Give the data below again exactly as written, without its pictures.
------
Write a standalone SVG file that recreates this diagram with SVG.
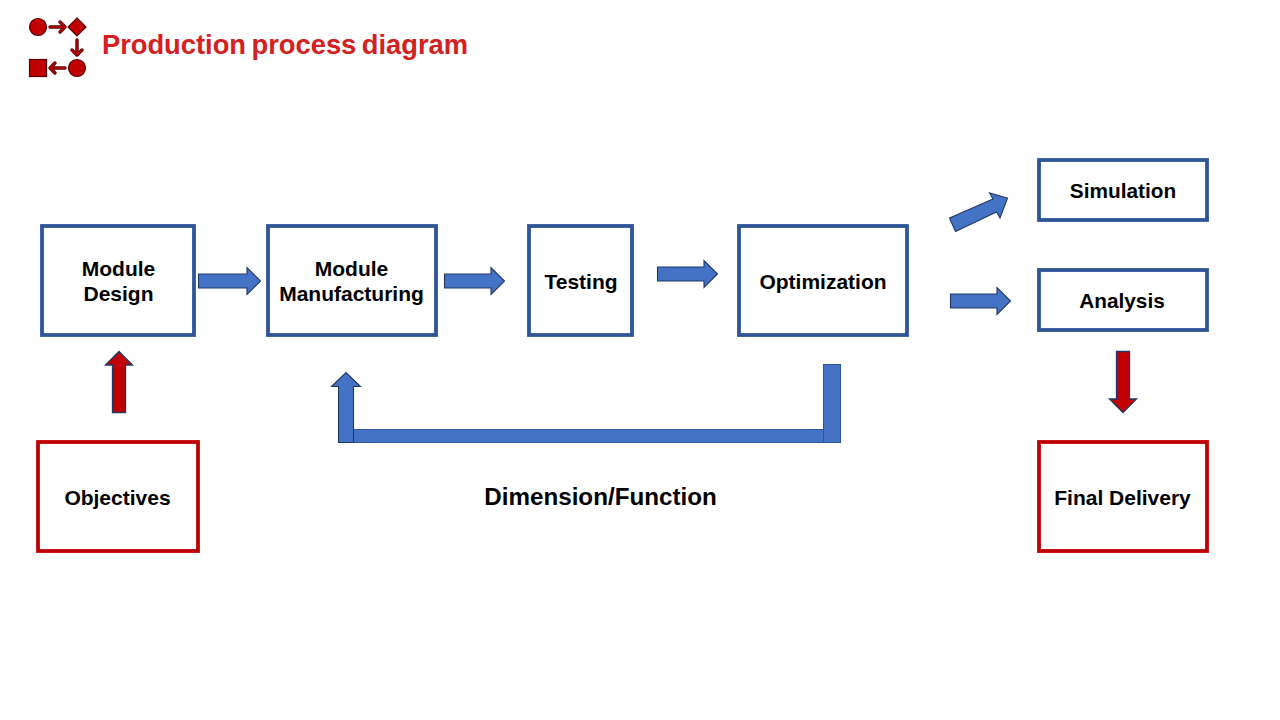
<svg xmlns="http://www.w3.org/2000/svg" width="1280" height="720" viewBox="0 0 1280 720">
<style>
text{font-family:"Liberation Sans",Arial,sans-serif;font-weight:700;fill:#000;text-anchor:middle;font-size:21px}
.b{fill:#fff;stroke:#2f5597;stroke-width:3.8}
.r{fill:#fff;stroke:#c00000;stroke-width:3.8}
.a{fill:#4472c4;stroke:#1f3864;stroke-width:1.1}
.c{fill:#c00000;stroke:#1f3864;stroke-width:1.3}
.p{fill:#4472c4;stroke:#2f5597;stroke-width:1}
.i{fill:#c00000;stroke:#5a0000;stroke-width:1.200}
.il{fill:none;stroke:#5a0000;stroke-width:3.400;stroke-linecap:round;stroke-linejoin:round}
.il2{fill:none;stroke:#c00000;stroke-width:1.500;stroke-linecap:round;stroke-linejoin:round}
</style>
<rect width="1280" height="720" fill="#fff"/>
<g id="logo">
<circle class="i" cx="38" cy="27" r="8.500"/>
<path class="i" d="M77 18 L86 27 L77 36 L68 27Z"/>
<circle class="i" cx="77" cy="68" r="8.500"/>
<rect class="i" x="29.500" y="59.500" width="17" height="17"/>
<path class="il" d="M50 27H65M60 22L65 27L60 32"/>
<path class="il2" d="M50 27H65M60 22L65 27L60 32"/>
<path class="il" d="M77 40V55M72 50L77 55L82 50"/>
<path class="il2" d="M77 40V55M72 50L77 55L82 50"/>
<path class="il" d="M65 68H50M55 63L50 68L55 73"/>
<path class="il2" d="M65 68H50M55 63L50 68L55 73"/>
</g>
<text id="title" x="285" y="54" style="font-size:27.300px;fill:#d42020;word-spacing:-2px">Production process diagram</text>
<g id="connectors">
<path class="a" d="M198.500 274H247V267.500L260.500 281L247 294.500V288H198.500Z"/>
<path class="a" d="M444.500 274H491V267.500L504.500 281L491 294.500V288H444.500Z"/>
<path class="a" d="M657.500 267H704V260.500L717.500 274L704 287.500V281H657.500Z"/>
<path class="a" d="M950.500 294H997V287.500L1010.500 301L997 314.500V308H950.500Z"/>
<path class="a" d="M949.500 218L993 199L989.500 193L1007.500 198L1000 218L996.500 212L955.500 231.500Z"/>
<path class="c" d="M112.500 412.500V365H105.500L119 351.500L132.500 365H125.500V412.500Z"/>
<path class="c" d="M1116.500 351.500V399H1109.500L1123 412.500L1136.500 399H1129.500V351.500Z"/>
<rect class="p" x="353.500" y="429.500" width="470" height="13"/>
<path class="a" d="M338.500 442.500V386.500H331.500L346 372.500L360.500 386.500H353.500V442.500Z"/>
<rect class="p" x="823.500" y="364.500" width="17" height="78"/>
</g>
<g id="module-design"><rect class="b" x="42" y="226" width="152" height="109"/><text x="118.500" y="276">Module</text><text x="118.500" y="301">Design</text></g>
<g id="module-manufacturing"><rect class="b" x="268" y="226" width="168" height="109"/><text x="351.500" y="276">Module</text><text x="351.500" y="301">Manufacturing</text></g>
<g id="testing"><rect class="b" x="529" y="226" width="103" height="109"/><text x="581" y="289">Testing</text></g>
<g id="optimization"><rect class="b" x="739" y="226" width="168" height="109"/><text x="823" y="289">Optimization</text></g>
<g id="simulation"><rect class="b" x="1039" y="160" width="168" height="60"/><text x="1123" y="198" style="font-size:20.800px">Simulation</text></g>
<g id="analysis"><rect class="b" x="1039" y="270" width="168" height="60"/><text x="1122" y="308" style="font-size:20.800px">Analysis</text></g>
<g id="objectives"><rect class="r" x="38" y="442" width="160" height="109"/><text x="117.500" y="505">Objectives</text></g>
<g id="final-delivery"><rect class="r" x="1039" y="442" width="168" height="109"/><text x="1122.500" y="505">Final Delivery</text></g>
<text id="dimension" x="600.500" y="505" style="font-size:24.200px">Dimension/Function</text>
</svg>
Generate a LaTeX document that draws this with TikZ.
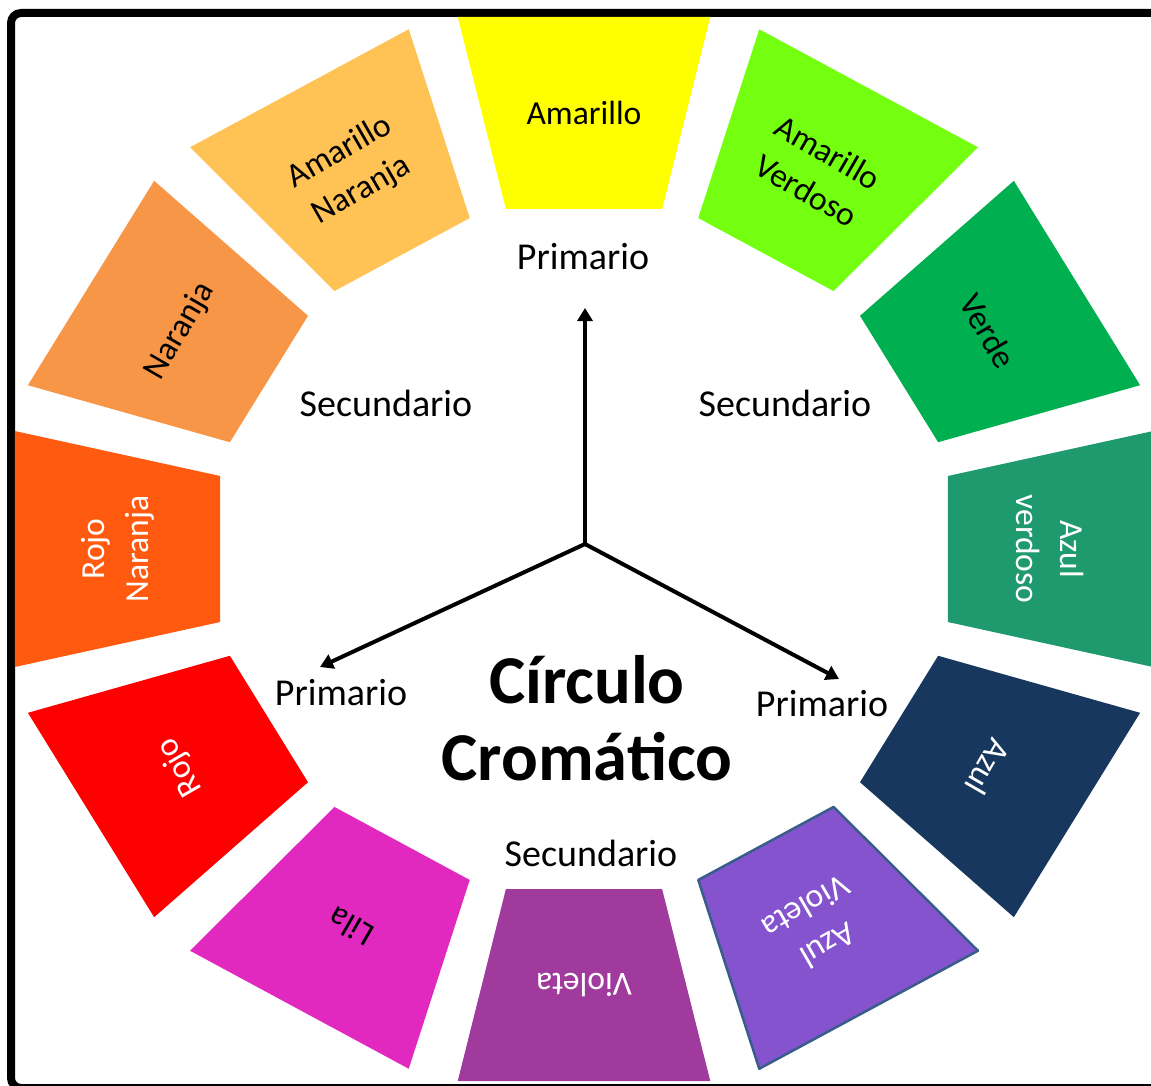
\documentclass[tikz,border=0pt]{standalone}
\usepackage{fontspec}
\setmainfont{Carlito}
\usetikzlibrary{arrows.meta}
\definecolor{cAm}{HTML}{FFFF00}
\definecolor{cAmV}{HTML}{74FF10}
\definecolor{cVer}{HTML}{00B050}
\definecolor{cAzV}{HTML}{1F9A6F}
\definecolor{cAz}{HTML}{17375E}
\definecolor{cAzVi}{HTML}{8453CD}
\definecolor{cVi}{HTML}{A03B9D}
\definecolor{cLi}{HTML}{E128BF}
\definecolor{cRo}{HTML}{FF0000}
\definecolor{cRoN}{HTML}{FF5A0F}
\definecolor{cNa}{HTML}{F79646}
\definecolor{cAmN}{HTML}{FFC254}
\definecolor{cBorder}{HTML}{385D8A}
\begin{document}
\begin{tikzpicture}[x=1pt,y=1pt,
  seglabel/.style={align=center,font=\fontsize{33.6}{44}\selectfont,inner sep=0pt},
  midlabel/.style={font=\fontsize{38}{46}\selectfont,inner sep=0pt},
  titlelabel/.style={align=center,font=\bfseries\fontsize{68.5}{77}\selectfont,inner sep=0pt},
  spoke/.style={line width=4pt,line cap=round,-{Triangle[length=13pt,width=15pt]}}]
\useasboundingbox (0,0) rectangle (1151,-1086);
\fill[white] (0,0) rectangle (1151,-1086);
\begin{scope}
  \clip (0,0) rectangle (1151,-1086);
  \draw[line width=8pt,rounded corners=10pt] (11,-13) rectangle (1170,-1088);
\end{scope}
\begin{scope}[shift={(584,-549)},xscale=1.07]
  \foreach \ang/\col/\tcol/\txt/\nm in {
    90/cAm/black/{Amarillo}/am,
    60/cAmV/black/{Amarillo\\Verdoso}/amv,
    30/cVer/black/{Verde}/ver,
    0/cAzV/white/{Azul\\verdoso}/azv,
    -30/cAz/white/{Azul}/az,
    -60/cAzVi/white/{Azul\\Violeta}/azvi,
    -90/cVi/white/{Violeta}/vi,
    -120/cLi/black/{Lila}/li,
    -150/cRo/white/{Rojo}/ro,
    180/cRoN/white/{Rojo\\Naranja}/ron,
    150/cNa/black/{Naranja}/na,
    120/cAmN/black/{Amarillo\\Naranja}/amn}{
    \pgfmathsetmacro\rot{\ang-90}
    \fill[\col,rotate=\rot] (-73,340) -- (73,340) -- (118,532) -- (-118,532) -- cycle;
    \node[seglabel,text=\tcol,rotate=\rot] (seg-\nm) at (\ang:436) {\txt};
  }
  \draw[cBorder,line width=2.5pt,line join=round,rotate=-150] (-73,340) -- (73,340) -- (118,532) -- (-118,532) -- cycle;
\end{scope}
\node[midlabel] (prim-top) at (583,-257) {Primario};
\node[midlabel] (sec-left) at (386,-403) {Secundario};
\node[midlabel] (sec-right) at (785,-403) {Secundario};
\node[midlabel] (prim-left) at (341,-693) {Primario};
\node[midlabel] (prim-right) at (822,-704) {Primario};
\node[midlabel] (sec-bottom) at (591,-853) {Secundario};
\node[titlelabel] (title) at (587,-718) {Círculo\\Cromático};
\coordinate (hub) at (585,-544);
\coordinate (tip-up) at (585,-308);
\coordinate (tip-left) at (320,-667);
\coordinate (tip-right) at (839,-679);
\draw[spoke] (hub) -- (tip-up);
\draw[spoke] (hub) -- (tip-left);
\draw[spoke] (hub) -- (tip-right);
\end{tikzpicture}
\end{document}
------
**The reply**
Write a standalone SVG file that recreates this diagram with SVG.
<svg xmlns="http://www.w3.org/2000/svg" width="1280" height="720" viewBox="0 0 1280 720">
<style>
text{font-family:"Liberation Sans",Arial,sans-serif;font-weight:700;fill:#000;text-anchor:middle;font-size:21px}
.b{fill:#fff;stroke:#2f5597;stroke-width:3.8}
.r{fill:#fff;stroke:#c00000;stroke-width:3.8}
.a{fill:#4472c4;stroke:#1f3864;stroke-width:1.1}
.c{fill:#c00000;stroke:#1f3864;stroke-width:1.3}
.p{fill:#4472c4;stroke:#2f5597;stroke-width:1}
.i{fill:#c00000;stroke:#5a0000;stroke-width:1.200}
.il{fill:none;stroke:#5a0000;stroke-width:3.400;stroke-linecap:round;stroke-linejoin:round}
.il2{fill:none;stroke:#c00000;stroke-width:1.500;stroke-linecap:round;stroke-linejoin:round}
</style>
<rect width="1280" height="720" fill="#fff"/>
<g id="logo">
<circle class="i" cx="38" cy="27" r="8.500"/>
<path class="i" d="M77 18 L86 27 L77 36 L68 27Z"/>
<circle class="i" cx="77" cy="68" r="8.500"/>
<rect class="i" x="29.500" y="59.500" width="17" height="17"/>
<path class="il" d="M50 27H65M60 22L65 27L60 32"/>
<path class="il2" d="M50 27H65M60 22L65 27L60 32"/>
<path class="il" d="M77 40V55M72 50L77 55L82 50"/>
<path class="il2" d="M77 40V55M72 50L77 55L82 50"/>
<path class="il" d="M65 68H50M55 63L50 68L55 73"/>
<path class="il2" d="M65 68H50M55 63L50 68L55 73"/>
</g>
<text id="title" x="285" y="54" style="font-size:27.300px;fill:#d42020;word-spacing:-2px">Production process diagram</text>
<g id="connectors">
<path class="a" d="M198.500 274H247V267.500L260.500 281L247 294.500V288H198.500Z"/>
<path class="a" d="M444.500 274H491V267.500L504.500 281L491 294.500V288H444.500Z"/>
<path class="a" d="M657.500 267H704V260.500L717.500 274L704 287.500V281H657.500Z"/>
<path class="a" d="M950.500 294H997V287.500L1010.500 301L997 314.500V308H950.500Z"/>
<path class="a" d="M949.500 218L993 199L989.500 193L1007.500 198L1000 218L996.500 212L955.500 231.500Z"/>
<path class="c" d="M112.500 412.500V365H105.500L119 351.500L132.500 365H125.500V412.500Z"/>
<path class="c" d="M1116.500 351.500V399H1109.500L1123 412.500L1136.500 399H1129.500V351.500Z"/>
<rect class="p" x="353.500" y="429.500" width="470" height="13"/>
<path class="a" d="M338.500 442.500V386.500H331.500L346 372.500L360.500 386.500H353.500V442.500Z"/>
<rect class="p" x="823.500" y="364.500" width="17" height="78"/>
</g>
<g id="module-design"><rect class="b" x="42" y="226" width="152" height="109"/><text x="118.500" y="276">Module</text><text x="118.500" y="301">Design</text></g>
<g id="module-manufacturing"><rect class="b" x="268" y="226" width="168" height="109"/><text x="351.500" y="276">Module</text><text x="351.500" y="301">Manufacturing</text></g>
<g id="testing"><rect class="b" x="529" y="226" width="103" height="109"/><text x="581" y="289">Testing</text></g>
<g id="optimization"><rect class="b" x="739" y="226" width="168" height="109"/><text x="823" y="289">Optimization</text></g>
<g id="simulation"><rect class="b" x="1039" y="160" width="168" height="60"/><text x="1123" y="198" style="font-size:20.800px">Simulation</text></g>
<g id="analysis"><rect class="b" x="1039" y="270" width="168" height="60"/><text x="1122" y="308" style="font-size:20.800px">Analysis</text></g>
<g id="objectives"><rect class="r" x="38" y="442" width="160" height="109"/><text x="117.500" y="505">Objectives</text></g>
<g id="final-delivery"><rect class="r" x="1039" y="442" width="168" height="109"/><text x="1122.500" y="505">Final Delivery</text></g>
<text id="dimension" x="600.500" y="505" style="font-size:24.200px">Dimension/Function</text>
</svg>
Generate a LaTeX document that draws this with TikZ.
\documentclass[tikz,border=0pt]{standalone}
\usepackage{fontspec}
\setmainfont{Carlito}
\usetikzlibrary{arrows.meta}
\definecolor{cAm}{HTML}{FFFF00}
\definecolor{cAmV}{HTML}{74FF10}
\definecolor{cVer}{HTML}{00B050}
\definecolor{cAzV}{HTML}{1F9A6F}
\definecolor{cAz}{HTML}{17375E}
\definecolor{cAzVi}{HTML}{8453CD}
\definecolor{cVi}{HTML}{A03B9D}
\definecolor{cLi}{HTML}{E128BF}
\definecolor{cRo}{HTML}{FF0000}
\definecolor{cRoN}{HTML}{FF5A0F}
\definecolor{cNa}{HTML}{F79646}
\definecolor{cAmN}{HTML}{FFC254}
\definecolor{cBorder}{HTML}{385D8A}
\begin{document}
\begin{tikzpicture}[x=1pt,y=1pt,
  seglabel/.style={align=center,font=\fontsize{33.6}{44}\selectfont,inner sep=0pt},
  midlabel/.style={font=\fontsize{38}{46}\selectfont,inner sep=0pt},
  titlelabel/.style={align=center,font=\bfseries\fontsize{68.5}{77}\selectfont,inner sep=0pt},
  spoke/.style={line width=4pt,line cap=round,-{Triangle[length=13pt,width=15pt]}}]
\useasboundingbox (0,0) rectangle (1151,-1086);
\fill[white] (0,0) rectangle (1151,-1086);
\begin{scope}
  \clip (0,0) rectangle (1151,-1086);
  \draw[line width=8pt,rounded corners=10pt] (11,-13) rectangle (1170,-1088);
\end{scope}
\begin{scope}[shift={(584,-549)},xscale=1.07]
  \foreach \ang/\col/\tcol/\txt/\nm in {
    90/cAm/black/{Amarillo}/am,
    60/cAmV/black/{Amarillo\\Verdoso}/amv,
    30/cVer/black/{Verde}/ver,
    0/cAzV/white/{Azul\\verdoso}/azv,
    -30/cAz/white/{Azul}/az,
    -60/cAzVi/white/{Azul\\Violeta}/azvi,
    -90/cVi/white/{Violeta}/vi,
    -120/cLi/black/{Lila}/li,
    -150/cRo/white/{Rojo}/ro,
    180/cRoN/white/{Rojo\\Naranja}/ron,
    150/cNa/black/{Naranja}/na,
    120/cAmN/black/{Amarillo\\Naranja}/amn}{
    \pgfmathsetmacro\rot{\ang-90}
    \fill[\col,rotate=\rot] (-73,340) -- (73,340) -- (118,532) -- (-118,532) -- cycle;
    \node[seglabel,text=\tcol,rotate=\rot] (seg-\nm) at (\ang:436) {\txt};
  }
  \draw[cBorder,line width=2.5pt,line join=round,rotate=-150] (-73,340) -- (73,340) -- (118,532) -- (-118,532) -- cycle;
\end{scope}
\node[midlabel] (prim-top) at (583,-257) {Primario};
\node[midlabel] (sec-left) at (386,-403) {Secundario};
\node[midlabel] (sec-right) at (785,-403) {Secundario};
\node[midlabel] (prim-left) at (341,-693) {Primario};
\node[midlabel] (prim-right) at (822,-704) {Primario};
\node[midlabel] (sec-bottom) at (591,-853) {Secundario};
\node[titlelabel] (title) at (587,-718) {Círculo\\Cromático};
\coordinate (hub) at (585,-544);
\coordinate (tip-up) at (585,-308);
\coordinate (tip-left) at (320,-667);
\coordinate (tip-right) at (839,-679);
\draw[spoke] (hub) -- (tip-up);
\draw[spoke] (hub) -- (tip-left);
\draw[spoke] (hub) -- (tip-right);
\end{tikzpicture}
\end{document}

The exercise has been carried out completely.